Determining the legal working status of Pierce County employees and its contractors soon will become quicker and easier.
The Pierce County Council last week unanimously approved the use of E-Verify, an online database that can instantaneously establish a worker’s legal eligibility.
Businesses seeking county public works contracts more than $100,000 would have to be enrolled with E-Verify. Other projects not public works-related that exceed $25,000 would be required to use the system.
It was the second go-round for the legislation, which originally passed in August but was vetoed by County Executive Pat McCarthy.
County Council member Terry Lee, R-Gig Harbor, called the legislation a compromise between the County Council’s vision of the system and those of McCarthy.

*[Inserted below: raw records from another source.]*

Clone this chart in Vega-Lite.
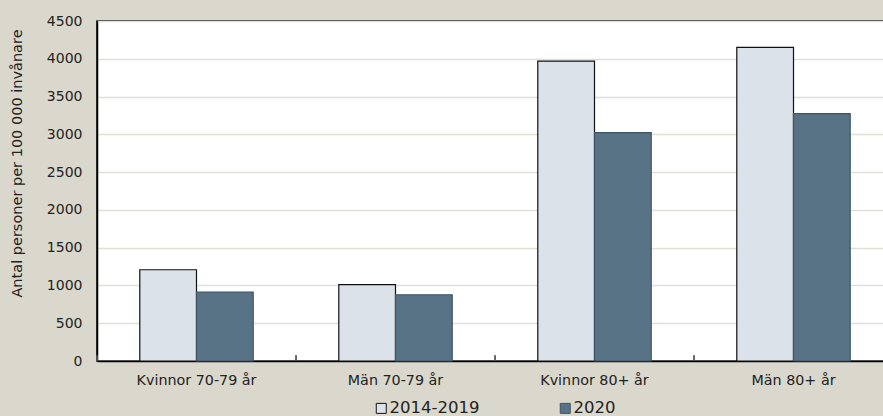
{
  "$schema": "https://vega.github.io/schema/vega-lite/v6.json",
  "autosize": {"type": "none"},
  "padding": {"left": 97, "top": 21, "right": 0, "bottom": 55},
  "width": 787,
  "height": 340,
  "background": "#dad8cc",
  "config": {
    "view": {"fill": "white", "stroke": "black", "strokeWidth": 1.5},
    "font": "DejaVu Sans"
  },
  "data": {
    "values": [
      {"grupp": "Kvinnor 70-79 år", "period": "2014-2019", "varde": 1208},
      {"grupp": "Kvinnor 70-79 år", "period": "2020", "varde": 913},
      {"grupp": "Män 70-79 år", "period": "2014-2019", "varde": 1010},
      {"grupp": "Män 70-79 år", "period": "2020", "varde": 877},
      {"grupp": "Kvinnor 80+ år", "period": "2014-2019", "varde": 3970},
      {"grupp": "Kvinnor 80+ år", "period": "2020", "varde": 3022},
      {"grupp": "Män 80+ år", "period": "2014-2019", "varde": 4151},
      {"grupp": "Män 80+ år", "period": "2020", "varde": 3273}
    ]
  },
  "layer": [
    {
      "mark": {"type": "bar", "strokeWidth": 1.2},
      "encoding": {
        "x": {
          "field": "grupp",
          "type": "nominal",
          "sort": ["Kvinnor 70-79 år", "Män 70-79 år", "Kvinnor 80+ år", "Män 80+ år"],
          "scale": {"range": [0, 796], "paddingInner": 0.43, "paddingOuter": 0.215},
          "axis": {
            "title": null,
            "labelAngle": 0,
            "labelFontSize": 14.3,
            "labelColor": "#222222",
            "domainColor": "black",
            "domainWidth": 1.5,
            "ticks": false,
            "labelPadding": 12,
            "labelLimit": 300
          }
        },
        "xOffset": {"field": "period", "type": "nominal", "sort": ["2014-2019", "2020"]},
        "y": {
          "field": "varde",
          "type": "quantitative",
          "scale": {"domain": [0, 4500], "nice": false},
          "axis": {
            "values": [0, 500, 1000, 1500, 2000, 2500, 3000, 3500, 4000, 4500],
            "format": "d",
            "title": "Antal personer per 100 000 invånare",
            "titleFontSize": 14.5,
            "titleFontWeight": "normal",
            "titleColor": "#222222",
            "titleAngle": 270,
            "titleX": -80,
            "titleY": 142,
            "titleAlign": "center",
            "titleBaseline": "middle",
            "labelFontSize": 14,
            "labelColor": "#222222",
            "labelPadding": 15,
            "ticks": false,
            "domainColor": "black",
            "domainWidth": 1.5,
            "gridColor": "#e2dfd6",
            "gridWidth": 1.5
          }
        },
        "fill": {
          "field": "period",
          "type": "nominal",
          "scale": {"domain": ["2014-2019", "2020"], "range": ["#dbe2e9", "#587385"]},
          "legend": {
            "title": null,
            "orient": "none",
            "direction": "horizontal",
            "legendX": 276,
            "legendY": 379,
            "padding": 0,
            "symbolType": "square",
            "symbolSize": 100,
            "symbolStrokeWidth": 1,
            "labelFontSize": 16.5,
            "labelColor": "#222222",
            "labelOffset": 0,
            "columnPadding": 77
          }
        },
        "stroke": {
          "field": "period",
          "type": "nominal",
          "scale": {"domain": ["2014-2019", "2020"], "range": ["#111111", "#3e5565"]},
          "legend": {
            "title": null,
            "orient": "none",
            "direction": "horizontal",
            "legendX": 276,
            "legendY": 379,
            "padding": 0,
            "symbolType": "square",
            "symbolSize": 100,
            "symbolStrokeWidth": 1,
            "labelFontSize": 16.5,
            "labelColor": "#222222",
            "labelOffset": 0,
            "columnPadding": 77
          }
        }
      }
    },
    {
      "mark": {"type": "rule", "color": "#555555", "strokeWidth": 1.3},
      "encoding": {
        "x": {
          "field": "grupp",
          "type": "nominal",
          "sort": ["Kvinnor 70-79 år", "Män 70-79 år", "Kvinnor 80+ år", "Män 80+ år"],
          "bandPosition": -0.377,
          "axis": {
            "title": null,
            "labelAngle": 0,
            "labelFontSize": 14.3,
            "labelColor": "#222222",
            "domainColor": "black",
            "domainWidth": 1.5,
            "ticks": false,
            "labelPadding": 12,
            "labelLimit": 300
          }
        },
        "y": {
          "datum": 0,
          "type": "quantitative",
          "axis": {
            "values": [0, 500, 1000, 1500, 2000, 2500, 3000, 3500, 4000, 4500],
            "format": "d",
            "title": "Antal personer per 100 000 invånare",
            "titleFontSize": 14.5,
            "titleFontWeight": "normal",
            "titleColor": "#222222",
            "titleAngle": 270,
            "titleX": -80,
            "titleY": 142,
            "titleAlign": "center",
            "titleBaseline": "middle",
            "labelFontSize": 14,
            "labelColor": "#222222",
            "labelPadding": 15,
            "ticks": false,
            "domainColor": "black",
            "domainWidth": 1.5,
            "gridColor": "#e2dfd6",
            "gridWidth": 1.5
          }
        },
        "y2": {"datum": 75}
      }
    }
  ]
}
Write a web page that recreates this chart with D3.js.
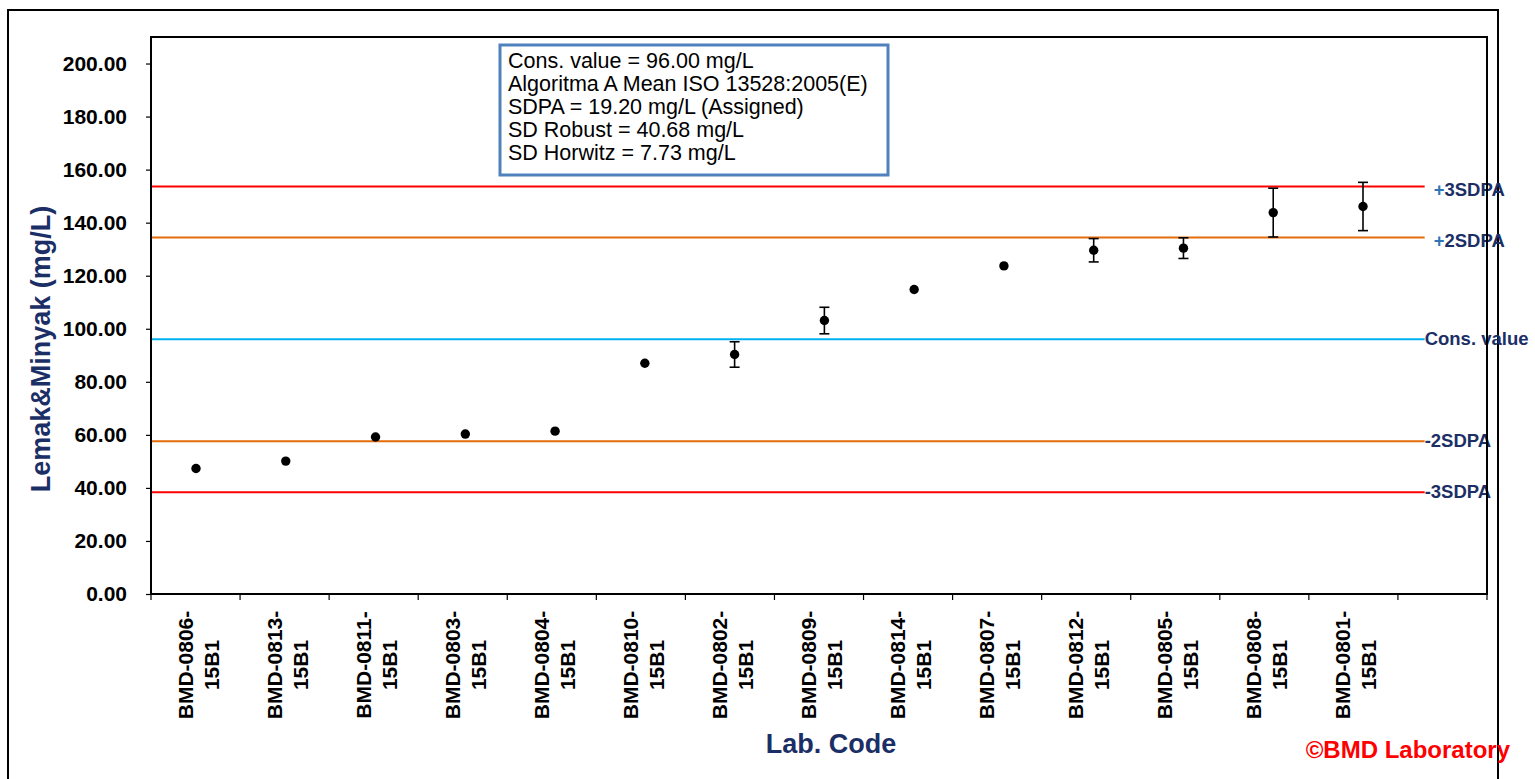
<!DOCTYPE html>
<meta charset="utf-8">
<style>
body { margin: 0; background: #fff; }
text { font-family: "Liberation Sans", Arial, sans-serif; }
.axis path { display: none; }
.axis line { stroke: #000; stroke-width: 1.2px; }
.axis text { font-size: 21px; font-weight: bold; fill: #000; }
</style>
<svg width="1535" height="779"></svg>
<script src="https://cdnjs.cloudflare.com/ajax/libs/d3/7.8.5/d3.min.js"></script>
<script>

// lab codes (last slot is the empty category Excel leaves at the end)
var labCodes = ["BMD-0806-15B1", "BMD-0813-15B1", "BMD-0811-15B1", "BMD-0803-15B1", "BMD-0804-15B1",
                "BMD-0810-15B1", "BMD-0802-15B1", "BMD-0809-15B1", "BMD-0814-15B1", "BMD-0807-15B1",
                "BMD-0812-15B1", "BMD-0805-15B1", "BMD-0808-15B1", "BMD-0801-15B1", ""];
var results = [47.3, 50.1, 59.2, 60.3, 61.4, 87.0, 90.3, 103.1, 114.8, 123.7, 129.6, 130.4, 143.8, 146.1];
var errors  = [0, 0, 0, 0, 0, 0, 4.8, 5.0, 0, 0, 4.4, 3.9, 9.2, 9.1];

var consValue = 96.0,
    sdpa = 19.2;
var limitNames = ["+3SDPA", "+2SDPA", "Cons. value", "-2SDPA", "-3SDPA"];
var limitMult  = [3, 2, 0, -2, -3];
var limitColors = ["#ff0000", "#e46c0a", "#00b0f0", "#e46c0a", "#ff0000"];

var yTicks = [0, 20, 40, 60, 80, 100, 120, 140, 160, 180, 200];

var infoLines = ["Cons. value = 96.00 mg/L",
                 "Algoritma A Mean ISO 13528:2005(E)",
                 "SDPA = 19.20 mg/L (Assigned)",
                 "SD Robust = 40.68 mg/L",
                 "SD Horwitz = 7.73 mg/L"];

var navy = "#1b2f66";

var svg = d3.select("svg"),
    margin = {top: 37, right: 48, bottom: 185, left: 151},
    width = +svg.attr("width") - margin.left - margin.right,
    height = +svg.attr("height") - margin.top - margin.bottom;

// outer chart frame
svg.append("rect")
    .attr("x", 8).attr("y", 10)
    .attr("width", 1490).attr("height", 800)
    .attr("fill", "none").attr("stroke", "#000").attr("stroke-width", 2);

var x = d3.scaleBand().domain(d3.range(labCodes.length)).range([0, width]).padding(0),
    y = d3.scaleLinear().domain([0, 210]).range([height, 0]);

// the markers sit on their own, slightly wider, spacing
var xp = d3.scalePoint().domain(d3.range(results.length)).range([45, 1212]);

var g = svg.append("g")
    .attr("transform", "translate(" + margin.left + "," + margin.top + ")");

var cx = function(i) { return x(i) + x.bandwidth() / 2; };

// y axis
g.append("g")
    .attr("class", "axis axis--y")
    .call(d3.axisLeft(y).tickValues(yTicks).tickSize(5).tickPadding(19)
      .tickFormat(function(d) { return d.toFixed(2); }));

// x axis ticks at category boundaries
g.append("g")
    .attr("class", "axis axis--x")
    .selectAll("line")
    .data(d3.range(labCodes.length + 1))
    .enter().append("line")
      .attr("x1", function(i) { return i * x.bandwidth(); })
      .attr("x2", function(i) { return i * x.bandwidth(); })
      .attr("y1", height).attr("y2", height + 6);

// x labels, two rotated lines each
var xl = g.selectAll(".xlab")
    .data(labCodes.slice(0, results.length))
    .enter().append("text")
      .attr("class", "xlab")
      .attr("transform", function(d, i) { return "translate(" + cx(i) + "," + (height + 71) + ") rotate(-90)"; })
      .attr("text-anchor", "middle")
      .style("font-size", "21px").style("font-weight", "bold");
xl.append("tspan").attr("x", 0).attr("y", -3)
    .text(function(d) { return d.slice(0, 9); });
xl.append("tspan").attr("x", 0).attr("y", 23)
    .text(function(d) { return d.slice(9); });

// zero series along the bottom
g.append("line")
    .attr("x1", cx(0)).attr("x2", cx(results.length - 1))
    .attr("y1", y(0)).attr("y2", y(0))
    .attr("stroke", "#5c1060").attr("stroke-width", 2);

// reference lines
var refEnd = x(results.length) + x.bandwidth() * 0.3;
var limits = limitMult.map(function(m, i) {
  return {name: limitNames[i], value: consValue + m * sdpa, color: limitColors[i]};
});

g.selectAll(".ref")
  .data(limits)
  .enter().append("line")
    .attr("class", "ref")
    .attr("x1", 0).attr("x2", refEnd)
    .attr("y1", function(d) { return y(d.value); })
    .attr("y2", function(d) { return y(d.value); })
    .attr("stroke", function(d) { return d.color; })
    .attr("stroke-width", 2);

var plus = function(d) { return d.name[0] === "+"; };
var rl = g.selectAll(".reflab")
  .data(limits)
  .enter().append("text")
    .attr("class", "reflab")
    .attr("x", function(d) { return refEnd + (plus(d) ? 9 : 0); })
    .attr("y", function(d) { return y(d.value) + (plus(d) ? 3 : -1); })
    .attr("dy", "0.36em")
    .style("font-size", "18.5px").style("font-weight", "bold")
    .attr("fill", navy);
rl.append("tspan")
    .attr("fill", function(d) { return plus(d) ? "#2e75b6" : navy; })
    .text(function(d) { return plus(d) ? "+" : ""; });
rl.append("tspan")
    .text(function(d) { return plus(d) ? d.name.slice(1) : d.name; });

// plot area border
g.append("rect")
    .attr("width", width).attr("height", height)
    .attr("fill", "none").attr("stroke", "#000").attr("stroke-width", 2);

// error bars
var eb = g.selectAll(".err")
  .data(results.map(function(v, i) { return {i: i, v: v, e: errors[i]}; })
    .filter(function(d) { return d.e > 0; }))
  .enter().append("g")
    .attr("class", "err")
    .attr("stroke", "#000").attr("stroke-width", 1.6);
eb.append("line")
    .attr("x1", function(d) { return xp(d.i); }).attr("x2", function(d) { return xp(d.i); })
    .attr("y1", function(d) { return y(d.v + d.e); }).attr("y2", function(d) { return y(d.v - d.e); });
eb.selectAll(".cap")
  .data(function(d) { return [{i: d.i, v: d.v + d.e}, {i: d.i, v: d.v - d.e}]; })
  .enter().append("line")
    .attr("x1", function(d) { return xp(d.i) - 5; }).attr("x2", function(d) { return xp(d.i) + 5; })
    .attr("y1", function(d) { return y(d.v); }).attr("y2", function(d) { return y(d.v); });

// points
g.selectAll(".dot")
  .data(results)
  .enter().append("circle")
    .attr("class", "dot")
    .attr("cx", function(d, i) { return xp(i); })
    .attr("cy", function(d) { return y(d); })
    .attr("r", 4.7)
    .attr("fill", "#000");

// info box
svg.append("rect")
    .attr("x", 500).attr("y", 45).attr("width", 388).attr("height", 130)
    .attr("fill", "#fff").attr("stroke", "#4f81bd").attr("stroke-width", 3);
svg.selectAll(".info")
  .data(infoLines)
  .enter().append("text")
    .attr("class", "info")
    .attr("x", 508)
    .attr("y", function(d, i) { return 68 + i * 23; })
    .style("font-size", "21.5px")
    .attr("fill", "#000")
    .text(function(d) { return d; });

// axis titles
svg.append("text")
    .attr("transform", "translate(50,349) rotate(-90)")
    .attr("text-anchor", "middle")
    .style("font-size", "27px").style("font-weight", "bold")
    .attr("fill", navy)
    .text("Lemak&Minyak (mg/L)");

svg.append("text")
    .attr("x", 831).attr("y", 753)
    .attr("text-anchor", "middle")
    .style("font-size", "27px").style("font-weight", "bold")
    .attr("fill", navy)
    .text("Lab. Code");

svg.append("text")
    .attr("x", 1510).attr("y", 758)
    .attr("text-anchor", "end")
    .style("font-size", "24px").style("font-weight", "bold")
    .attr("fill", "#ff0000")
    .text("\u00a9BMD Laboratory");

</script>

“My feeling, if you are going to be employed by Pierce County, you should be a documented citizen regardless of the contracting amount,” Lee said.
The original language said every contractor would be required to check worker status through E-Verify. That number climbed to $10,000 projects and then — “very reluctantly,” Lee said — to the final $25,000 figure.
The $100,000 benchmark for public works contracts falls in line with federal standards, Lee added.
Despite his reluctance on the final numbers, Lee said the system will help protect taxpayer dollars.
“It will be an effective program; we’re generally OK with where we are at right now,” Lee said. “We’re not just rolling it out to fix it later.”
The legislation will go into effect 10 days after McCarthy signs it into law. The law will not be retroactive; it will only affect new contracts.
E-Verify takes information from federal employment forms and compares them with nearly 450 million records in the Social Security Administration database. It also checks 80 million records in the Department of Homeland Security’s immigration database.
Of new hires screened through E-Verify, nearly 3 percent are found to have unverifiable documents, the county said.
E-Verify is not a foreign practice in the United States or for local jurisdictions. The system already is in place in 11 states for state and local contracts.
The City of Lakewood uses the system, as does the federal government, for status on new hires. They require contractors to do the same.